### Supplied material
------------------------------------

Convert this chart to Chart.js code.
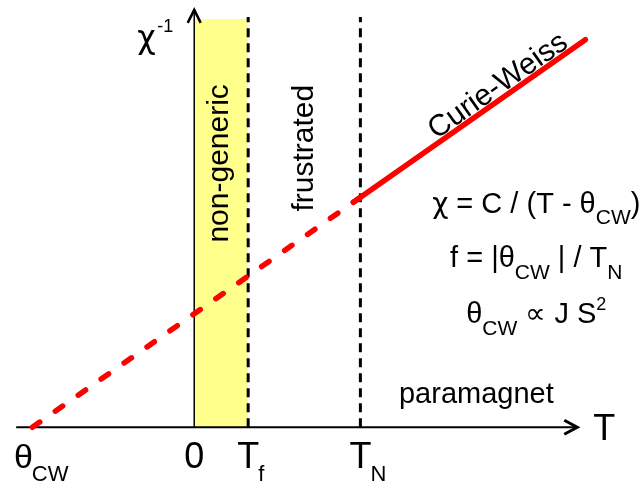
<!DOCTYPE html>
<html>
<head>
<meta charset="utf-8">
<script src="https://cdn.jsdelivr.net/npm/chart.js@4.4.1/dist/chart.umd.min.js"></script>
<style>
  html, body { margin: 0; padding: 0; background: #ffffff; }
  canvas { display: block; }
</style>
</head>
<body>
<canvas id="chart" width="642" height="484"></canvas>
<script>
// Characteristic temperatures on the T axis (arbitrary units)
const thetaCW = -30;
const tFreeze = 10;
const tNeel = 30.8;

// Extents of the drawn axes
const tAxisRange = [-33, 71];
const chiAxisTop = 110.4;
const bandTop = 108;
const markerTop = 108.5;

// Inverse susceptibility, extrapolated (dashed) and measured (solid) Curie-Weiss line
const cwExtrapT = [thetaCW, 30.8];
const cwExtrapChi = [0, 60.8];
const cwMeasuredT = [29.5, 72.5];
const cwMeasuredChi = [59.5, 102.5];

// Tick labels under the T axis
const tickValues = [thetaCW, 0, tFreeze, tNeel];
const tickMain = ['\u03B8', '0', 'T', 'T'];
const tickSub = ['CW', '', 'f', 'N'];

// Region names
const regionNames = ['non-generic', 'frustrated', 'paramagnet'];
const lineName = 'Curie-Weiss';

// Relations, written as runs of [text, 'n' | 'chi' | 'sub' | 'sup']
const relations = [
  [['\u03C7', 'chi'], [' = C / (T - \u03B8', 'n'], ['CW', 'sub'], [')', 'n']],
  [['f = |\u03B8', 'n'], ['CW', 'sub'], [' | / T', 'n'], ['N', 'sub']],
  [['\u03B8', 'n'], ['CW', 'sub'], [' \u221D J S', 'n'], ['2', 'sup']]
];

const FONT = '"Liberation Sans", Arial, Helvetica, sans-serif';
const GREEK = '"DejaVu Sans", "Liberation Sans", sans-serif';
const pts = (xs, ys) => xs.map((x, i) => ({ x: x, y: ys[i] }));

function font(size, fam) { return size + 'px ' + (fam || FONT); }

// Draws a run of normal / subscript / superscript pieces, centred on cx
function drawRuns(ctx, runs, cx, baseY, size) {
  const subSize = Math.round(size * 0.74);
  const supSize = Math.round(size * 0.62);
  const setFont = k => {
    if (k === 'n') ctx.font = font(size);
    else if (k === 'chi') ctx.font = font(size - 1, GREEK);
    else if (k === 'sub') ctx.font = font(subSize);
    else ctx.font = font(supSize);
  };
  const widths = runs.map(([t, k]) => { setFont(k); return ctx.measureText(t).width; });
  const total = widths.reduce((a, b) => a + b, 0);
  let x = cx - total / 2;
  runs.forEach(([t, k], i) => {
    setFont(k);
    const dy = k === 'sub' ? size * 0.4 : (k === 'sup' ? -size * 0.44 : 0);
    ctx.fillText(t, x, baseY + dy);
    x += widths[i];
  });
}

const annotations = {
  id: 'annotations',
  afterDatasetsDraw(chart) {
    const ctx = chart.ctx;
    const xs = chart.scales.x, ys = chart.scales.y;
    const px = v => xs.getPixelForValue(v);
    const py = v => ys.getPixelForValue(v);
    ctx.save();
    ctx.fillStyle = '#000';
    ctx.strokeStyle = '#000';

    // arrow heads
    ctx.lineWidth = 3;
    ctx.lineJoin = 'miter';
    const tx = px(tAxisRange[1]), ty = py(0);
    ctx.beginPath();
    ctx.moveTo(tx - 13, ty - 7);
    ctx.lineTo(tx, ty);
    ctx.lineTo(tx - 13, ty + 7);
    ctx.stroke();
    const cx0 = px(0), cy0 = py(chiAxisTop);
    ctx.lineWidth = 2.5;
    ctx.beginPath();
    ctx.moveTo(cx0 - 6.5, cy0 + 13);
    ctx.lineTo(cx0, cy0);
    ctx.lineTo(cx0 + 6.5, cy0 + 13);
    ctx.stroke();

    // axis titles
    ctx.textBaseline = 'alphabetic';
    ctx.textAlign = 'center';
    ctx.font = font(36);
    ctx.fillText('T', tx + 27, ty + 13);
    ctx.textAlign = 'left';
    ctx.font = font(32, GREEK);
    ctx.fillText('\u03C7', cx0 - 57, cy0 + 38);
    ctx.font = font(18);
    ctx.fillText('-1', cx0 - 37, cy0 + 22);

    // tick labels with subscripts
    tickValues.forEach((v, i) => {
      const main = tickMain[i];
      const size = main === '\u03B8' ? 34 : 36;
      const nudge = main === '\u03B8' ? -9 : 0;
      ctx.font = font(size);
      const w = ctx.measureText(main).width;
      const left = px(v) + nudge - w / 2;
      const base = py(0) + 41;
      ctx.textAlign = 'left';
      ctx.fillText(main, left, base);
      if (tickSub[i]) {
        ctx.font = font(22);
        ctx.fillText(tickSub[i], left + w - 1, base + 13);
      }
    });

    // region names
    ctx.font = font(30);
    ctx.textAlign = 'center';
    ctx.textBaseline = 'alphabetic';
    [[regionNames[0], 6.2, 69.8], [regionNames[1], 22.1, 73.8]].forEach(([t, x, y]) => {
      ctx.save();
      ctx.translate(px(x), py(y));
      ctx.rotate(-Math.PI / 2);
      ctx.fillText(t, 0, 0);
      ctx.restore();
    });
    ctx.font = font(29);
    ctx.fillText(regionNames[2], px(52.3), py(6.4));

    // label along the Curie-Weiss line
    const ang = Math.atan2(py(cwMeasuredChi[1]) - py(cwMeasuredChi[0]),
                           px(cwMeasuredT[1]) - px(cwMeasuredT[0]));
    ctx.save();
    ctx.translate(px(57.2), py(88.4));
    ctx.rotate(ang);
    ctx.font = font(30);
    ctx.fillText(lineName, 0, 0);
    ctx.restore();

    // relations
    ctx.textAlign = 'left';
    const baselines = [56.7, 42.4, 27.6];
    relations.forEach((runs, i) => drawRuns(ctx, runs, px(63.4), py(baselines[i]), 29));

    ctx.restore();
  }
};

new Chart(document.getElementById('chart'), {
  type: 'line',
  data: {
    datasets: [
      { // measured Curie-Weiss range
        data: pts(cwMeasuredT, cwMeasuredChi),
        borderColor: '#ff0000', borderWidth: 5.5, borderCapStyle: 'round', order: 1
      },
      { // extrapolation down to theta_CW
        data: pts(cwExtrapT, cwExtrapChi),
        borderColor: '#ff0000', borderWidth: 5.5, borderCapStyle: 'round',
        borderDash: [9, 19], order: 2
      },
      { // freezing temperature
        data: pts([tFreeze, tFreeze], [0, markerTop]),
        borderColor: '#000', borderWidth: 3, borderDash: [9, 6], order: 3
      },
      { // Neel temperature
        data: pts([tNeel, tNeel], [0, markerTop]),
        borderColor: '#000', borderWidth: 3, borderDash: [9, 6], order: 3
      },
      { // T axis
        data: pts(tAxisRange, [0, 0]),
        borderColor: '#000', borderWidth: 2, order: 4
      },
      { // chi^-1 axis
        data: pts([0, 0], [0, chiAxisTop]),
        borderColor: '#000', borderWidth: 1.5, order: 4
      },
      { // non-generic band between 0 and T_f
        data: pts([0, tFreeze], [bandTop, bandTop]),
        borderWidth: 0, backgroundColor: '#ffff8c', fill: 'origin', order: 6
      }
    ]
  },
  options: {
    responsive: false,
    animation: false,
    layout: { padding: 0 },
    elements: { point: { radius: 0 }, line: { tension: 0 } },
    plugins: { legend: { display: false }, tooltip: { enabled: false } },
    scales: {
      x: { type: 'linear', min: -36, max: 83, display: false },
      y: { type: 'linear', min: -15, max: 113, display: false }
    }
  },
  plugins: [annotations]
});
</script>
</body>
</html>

------------------------------------

Repeat the material exactly as it reads, without any of its pictures.

Convert this chart to Chart.js code.
<!DOCTYPE html>
<html>
<head>
<meta charset="utf-8">
<script src="https://cdn.jsdelivr.net/npm/chart.js@4.4.1/dist/chart.umd.min.js"></script>
<style>
  html, body { margin: 0; padding: 0; background: #ffffff; }
  canvas { display: block; }
</style>
</head>
<body>
<canvas id="chart" width="642" height="484"></canvas>
<script>
// Characteristic temperatures on the T axis (arbitrary units)
const thetaCW = -30;
const tFreeze = 10;
const tNeel = 30.8;

// Extents of the drawn axes
const tAxisRange = [-33, 71];
const chiAxisTop = 110.4;
const bandTop = 108;
const markerTop = 108.5;

// Inverse susceptibility, extrapolated (dashed) and measured (solid) Curie-Weiss line
const cwExtrapT = [thetaCW, 30.8];
const cwExtrapChi = [0, 60.8];
const cwMeasuredT = [29.5, 72.5];
const cwMeasuredChi = [59.5, 102.5];

// Tick labels under the T axis
const tickValues = [thetaCW, 0, tFreeze, tNeel];
const tickMain = ['\u03B8', '0', 'T', 'T'];
const tickSub = ['CW', '', 'f', 'N'];

// Region names
const regionNames = ['non-generic', 'frustrated', 'paramagnet'];
const lineName = 'Curie-Weiss';

// Relations, written as runs of [text, 'n' | 'chi' | 'sub' | 'sup']
const relations = [
  [['\u03C7', 'chi'], [' = C / (T - \u03B8', 'n'], ['CW', 'sub'], [')', 'n']],
  [['f = |\u03B8', 'n'], ['CW', 'sub'], [' | / T', 'n'], ['N', 'sub']],
  [['\u03B8', 'n'], ['CW', 'sub'], [' \u221D J S', 'n'], ['2', 'sup']]
];

const FONT = '"Liberation Sans", Arial, Helvetica, sans-serif';
const GREEK = '"DejaVu Sans", "Liberation Sans", sans-serif';
const pts = (xs, ys) => xs.map((x, i) => ({ x: x, y: ys[i] }));

function font(size, fam) { return size + 'px ' + (fam || FONT); }

// Draws a run of normal / subscript / superscript pieces, centred on cx
function drawRuns(ctx, runs, cx, baseY, size) {
  const subSize = Math.round(size * 0.74);
  const supSize = Math.round(size * 0.62);
  const setFont = k => {
    if (k === 'n') ctx.font = font(size);
    else if (k === 'chi') ctx.font = font(size - 1, GREEK);
    else if (k === 'sub') ctx.font = font(subSize);
    else ctx.font = font(supSize);
  };
  const widths = runs.map(([t, k]) => { setFont(k); return ctx.measureText(t).width; });
  const total = widths.reduce((a, b) => a + b, 0);
  let x = cx - total / 2;
  runs.forEach(([t, k], i) => {
    setFont(k);
    const dy = k === 'sub' ? size * 0.4 : (k === 'sup' ? -size * 0.44 : 0);
    ctx.fillText(t, x, baseY + dy);
    x += widths[i];
  });
}

const annotations = {
  id: 'annotations',
  afterDatasetsDraw(chart) {
    const ctx = chart.ctx;
    const xs = chart.scales.x, ys = chart.scales.y;
    const px = v => xs.getPixelForValue(v);
    const py = v => ys.getPixelForValue(v);
    ctx.save();
    ctx.fillStyle = '#000';
    ctx.strokeStyle = '#000';

    // arrow heads
    ctx.lineWidth = 3;
    ctx.lineJoin = 'miter';
    const tx = px(tAxisRange[1]), ty = py(0);
    ctx.beginPath();
    ctx.moveTo(tx - 13, ty - 7);
    ctx.lineTo(tx, ty);
    ctx.lineTo(tx - 13, ty + 7);
    ctx.stroke();
    const cx0 = px(0), cy0 = py(chiAxisTop);
    ctx.lineWidth = 2.5;
    ctx.beginPath();
    ctx.moveTo(cx0 - 6.5, cy0 + 13);
    ctx.lineTo(cx0, cy0);
    ctx.lineTo(cx0 + 6.5, cy0 + 13);
    ctx.stroke();

    // axis titles
    ctx.textBaseline = 'alphabetic';
    ctx.textAlign = 'center';
    ctx.font = font(36);
    ctx.fillText('T', tx + 27, ty + 13);
    ctx.textAlign = 'left';
    ctx.font = font(32, GREEK);
    ctx.fillText('\u03C7', cx0 - 57, cy0 + 38);
    ctx.font = font(18);
    ctx.fillText('-1', cx0 - 37, cy0 + 22);

    // tick labels with subscripts
    tickValues.forEach((v, i) => {
      const main = tickMain[i];
      const size = main === '\u03B8' ? 34 : 36;
      const nudge = main === '\u03B8' ? -9 : 0;
      ctx.font = font(size);
      const w = ctx.measureText(main).width;
      const left = px(v) + nudge - w / 2;
      const base = py(0) + 41;
      ctx.textAlign = 'left';
      ctx.fillText(main, left, base);
      if (tickSub[i]) {
        ctx.font = font(22);
        ctx.fillText(tickSub[i], left + w - 1, base + 13);
      }
    });

    // region names
    ctx.font = font(30);
    ctx.textAlign = 'center';
    ctx.textBaseline = 'alphabetic';
    [[regionNames[0], 6.2, 69.8], [regionNames[1], 22.1, 73.8]].forEach(([t, x, y]) => {
      ctx.save();
      ctx.translate(px(x), py(y));
      ctx.rotate(-Math.PI / 2);
      ctx.fillText(t, 0, 0);
      ctx.restore();
    });
    ctx.font = font(29);
    ctx.fillText(regionNames[2], px(52.3), py(6.4));

    // label along the Curie-Weiss line
    const ang = Math.atan2(py(cwMeasuredChi[1]) - py(cwMeasuredChi[0]),
                           px(cwMeasuredT[1]) - px(cwMeasuredT[0]));
    ctx.save();
    ctx.translate(px(57.2), py(88.4));
    ctx.rotate(ang);
    ctx.font = font(30);
    ctx.fillText(lineName, 0, 0);
    ctx.restore();

    // relations
    ctx.textAlign = 'left';
    const baselines = [56.7, 42.4, 27.6];
    relations.forEach((runs, i) => drawRuns(ctx, runs, px(63.4), py(baselines[i]), 29));

    ctx.restore();
  }
};

new Chart(document.getElementById('chart'), {
  type: 'line',
  data: {
    datasets: [
      { // measured Curie-Weiss range
        data: pts(cwMeasuredT, cwMeasuredChi),
        borderColor: '#ff0000', borderWidth: 5.5, borderCapStyle: 'round', order: 1
      },
      { // extrapolation down to theta_CW
        data: pts(cwExtrapT, cwExtrapChi),
        borderColor: '#ff0000', borderWidth: 5.5, borderCapStyle: 'round',
        borderDash: [9, 19], order: 2
      },
      { // freezing temperature
        data: pts([tFreeze, tFreeze], [0, markerTop]),
        borderColor: '#000', borderWidth: 3, borderDash: [9, 6], order: 3
      },
      { // Neel temperature
        data: pts([tNeel, tNeel], [0, markerTop]),
        borderColor: '#000', borderWidth: 3, borderDash: [9, 6], order: 3
      },
      { // T axis
        data: pts(tAxisRange, [0, 0]),
        borderColor: '#000', borderWidth: 2, order: 4
      },
      { // chi^-1 axis
        data: pts([0, 0], [0, chiAxisTop]),
        borderColor: '#000', borderWidth: 1.5, order: 4
      },
      { // non-generic band between 0 and T_f
        data: pts([0, tFreeze], [bandTop, bandTop]),
        borderWidth: 0, backgroundColor: '#ffff8c', fill: 'origin', order: 6
      }
    ]
  },
  options: {
    responsive: false,
    animation: false,
    layout: { padding: 0 },
    elements: { point: { radius: 0 }, line: { tension: 0 } },
    plugins: { legend: { display: false }, tooltip: { enabled: false } },
    scales: {
      x: { type: 'linear', min: -36, max: 83, display: false },
      y: { type: 'linear', min: -15, max: 113, display: false }
    }
  },
  plugins: [annotations]
});
</script>
</body>
</html>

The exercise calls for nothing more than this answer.